Friday, April 4, 2014

Can Thich Nhat Hanh win the mindful competition?

In the world of corporate mindfulness, Google -- which is so ubiquitous that its name is synonymous with "search online" -- has an equally impressive teacher: Zen monk Thich Nhat Hanh. Thay, as he is known by followers, has sold more than 2 million books in the U.S. and is deeply admired and respected.

He recently spoke to The Guardian about his message to Google and other tech companies.

It doesn't matter, he said, if companies begin promoting mindfulness to make their workers more effective of increase profits. If they are practicing "true" mindfulness, it will fundamentally change their perspective, opening the door to greater compassion.

"If you know how to practice mindfulness you can generate peace and joy right here, right now. And you'll appreciate that and it will change you.

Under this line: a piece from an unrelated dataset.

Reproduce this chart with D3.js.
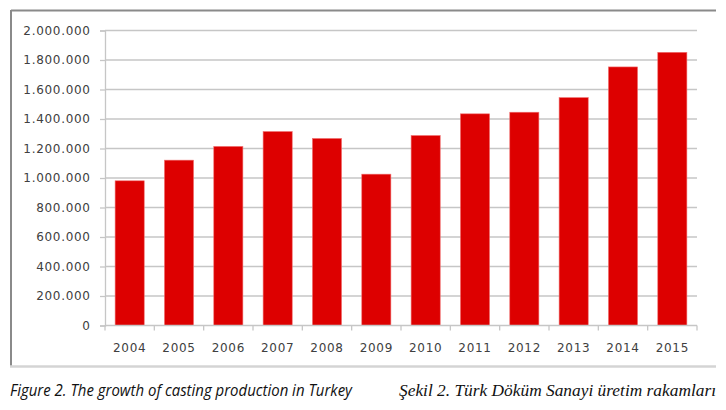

In the beginning, you believe that if you cannot become number one, you cannot be happy, but if you practice mindfulness you will readily release that kind of idea. We need not fear that mindfulness might become only a means and not an end because in mindfulness the means and the end are the same thing. There is no way to happiness; happiness is the way."
Thay's optimism that mindfulness will transform business people rather than corporations transforming mindfulness isn't universally shared. David Loy and Ron Purser write that   "McMindfulness," the watered-down, stress-relieving version taught in some companies, is not what the Buddha intended.

According to the Pali Canon (the earliest recorded teachings of the Buddha), even a person committing a premeditated and heinous crime can be exercising mindfulness, albeit wrong mindfulness. Clearly, the mindful attention and single-minded concentration of a terrorist, sniper assassin, or white-collar criminal is not the same quality of mindfulness that the Dalai Lama and other Buddhist adepts have developed. Right Mindfulness is guided by intentions and motivations based on self-restraint, wholesome mental states, and ethical behaviors -- goals that include but supersede stress reduction and improvements in concentration.
Their essay was published on The Huffington Post, whose founder, Ariana Huffington, a meditator herself, wrote there about using yoga and meditation to reduce work stress. "I do want to talk about maximizing profits and beating expectations -- by emphasizing the notion that what's good for us as individuals is also good for corporate America's bottom line."

Huffington pointed to Aetna CEO Mark Bertolini, who practices yoga and meditation. Bertolini was paid $30 million in 2013. How can you be mindful of $30 million? Aetna is headquartered in Hartford, Conn. If you head a few miles east, you'll come to Bolton, a town whose entire budget is less than $20 million.

Thay told the Guardian that if executives are in the practice for selfish reasons, then they are experiencing a mere pale shadow of mindfulness.

"If you consider mindfulness as a means of having a lot of money, then you have not touched its true purpose," he says. "It may look like the practise of mindfulness but inside there's no peace, no joy, no happiness produced. It's just an imitation. If you don't feel the energy of brotherhood, of sisterhood, radiating from your work, that is not mindfulness."

As he puts it: "If you're happy, you cannot be a victim of your happiness. But if you're successful, you can be a victim of your success.
... What is the use of having more money if you suffer more? They also should understand that if they have a good aspiration, they become happier because helping society to change gives life a meaning."

But how is suffering understood in these corporate environments? Or happiness? Do these meditators get the idea that happiness cannot be found in impermanent, material things but only from within?

Here's Huffington: There's nothing touchy-feely about increased profits. This is a tough economy, and it's going to be that way for a long time. Stress-reduction and mindfulness don't just make us happier and healthier, they're a proven competitive advantage for any business that wants one.

Mindful competition. So much for releasing the idea of being No. 1.